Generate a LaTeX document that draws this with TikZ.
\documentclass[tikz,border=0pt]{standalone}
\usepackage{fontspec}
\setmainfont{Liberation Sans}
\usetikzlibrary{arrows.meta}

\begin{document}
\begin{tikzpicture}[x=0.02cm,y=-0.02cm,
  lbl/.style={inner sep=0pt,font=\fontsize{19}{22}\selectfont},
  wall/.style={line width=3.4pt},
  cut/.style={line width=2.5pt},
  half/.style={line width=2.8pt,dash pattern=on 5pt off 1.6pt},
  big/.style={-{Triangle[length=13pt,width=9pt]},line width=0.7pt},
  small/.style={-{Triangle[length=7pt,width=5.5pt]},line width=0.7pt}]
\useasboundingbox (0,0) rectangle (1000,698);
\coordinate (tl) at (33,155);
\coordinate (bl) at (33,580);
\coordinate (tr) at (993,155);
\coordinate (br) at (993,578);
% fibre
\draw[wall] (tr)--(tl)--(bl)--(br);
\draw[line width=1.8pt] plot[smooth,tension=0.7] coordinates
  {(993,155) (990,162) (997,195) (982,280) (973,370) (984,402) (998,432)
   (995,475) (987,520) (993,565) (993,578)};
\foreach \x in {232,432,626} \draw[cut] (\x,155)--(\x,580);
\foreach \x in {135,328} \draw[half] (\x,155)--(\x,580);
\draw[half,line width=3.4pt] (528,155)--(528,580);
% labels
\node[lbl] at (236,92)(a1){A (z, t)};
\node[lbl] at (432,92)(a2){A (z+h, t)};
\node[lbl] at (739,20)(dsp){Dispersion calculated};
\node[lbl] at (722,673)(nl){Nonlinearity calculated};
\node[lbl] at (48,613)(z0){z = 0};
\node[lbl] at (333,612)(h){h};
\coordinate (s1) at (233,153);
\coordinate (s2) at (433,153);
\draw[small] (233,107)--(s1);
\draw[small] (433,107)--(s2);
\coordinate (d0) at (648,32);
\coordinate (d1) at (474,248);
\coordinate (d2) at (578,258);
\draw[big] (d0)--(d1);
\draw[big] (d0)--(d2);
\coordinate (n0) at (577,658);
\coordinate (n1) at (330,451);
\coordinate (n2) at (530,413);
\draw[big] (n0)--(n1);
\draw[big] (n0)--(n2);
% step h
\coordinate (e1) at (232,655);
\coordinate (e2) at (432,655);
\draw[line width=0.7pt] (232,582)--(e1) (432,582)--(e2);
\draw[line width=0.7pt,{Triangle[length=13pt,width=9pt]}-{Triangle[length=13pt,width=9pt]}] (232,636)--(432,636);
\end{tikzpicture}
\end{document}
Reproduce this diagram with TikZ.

※

Would you reproduce the material above in full, exactly as given?

### TASK SOLUTION
Generate a LaTeX document that draws this with TikZ.
\documentclass[tikz,border=0pt]{standalone}
\usepackage{fontspec}
\setmainfont{Liberation Sans}
\usetikzlibrary{arrows.meta}

\begin{document}
\begin{tikzpicture}[x=0.02cm,y=-0.02cm,
  lbl/.style={inner sep=0pt,font=\fontsize{19}{22}\selectfont},
  wall/.style={line width=3.4pt},
  cut/.style={line width=2.5pt},
  half/.style={line width=2.8pt,dash pattern=on 5pt off 1.6pt},
  big/.style={-{Triangle[length=13pt,width=9pt]},line width=0.7pt},
  small/.style={-{Triangle[length=7pt,width=5.5pt]},line width=0.7pt}]
\useasboundingbox (0,0) rectangle (1000,698);
\coordinate (tl) at (33,155);
\coordinate (bl) at (33,580);
\coordinate (tr) at (993,155);
\coordinate (br) at (993,578);
% fibre
\draw[wall] (tr)--(tl)--(bl)--(br);
\draw[line width=1.8pt] plot[smooth,tension=0.7] coordinates
  {(993,155) (990,162) (997,195) (982,280) (973,370) (984,402) (998,432)
   (995,475) (987,520) (993,565) (993,578)};
\foreach \x in {232,432,626} \draw[cut] (\x,155)--(\x,580);
\foreach \x in {135,328} \draw[half] (\x,155)--(\x,580);
\draw[half,line width=3.4pt] (528,155)--(528,580);
% labels
\node[lbl] at (236,92)(a1){A (z, t)};
\node[lbl] at (432,92)(a2){A (z+h, t)};
\node[lbl] at (739,20)(dsp){Dispersion calculated};
\node[lbl] at (722,673)(nl){Nonlinearity calculated};
\node[lbl] at (48,613)(z0){z = 0};
\node[lbl] at (333,612)(h){h};
\coordinate (s1) at (233,153);
\coordinate (s2) at (433,153);
\draw[small] (233,107)--(s1);
\draw[small] (433,107)--(s2);
\coordinate (d0) at (648,32);
\coordinate (d1) at (474,248);
\coordinate (d2) at (578,258);
\draw[big] (d0)--(d1);
\draw[big] (d0)--(d2);
\coordinate (n0) at (577,658);
\coordinate (n1) at (330,451);
\coordinate (n2) at (530,413);
\draw[big] (n0)--(n1);
\draw[big] (n0)--(n2);
% step h
\coordinate (e1) at (232,655);
\coordinate (e2) at (432,655);
\draw[line width=0.7pt] (232,582)--(e1) (432,582)--(e2);
\draw[line width=0.7pt,{Triangle[length=13pt,width=9pt]}-{Triangle[length=13pt,width=9pt]}] (232,636)--(432,636);
\end{tikzpicture}
\end{document}
Reproduce this diagram with TikZ.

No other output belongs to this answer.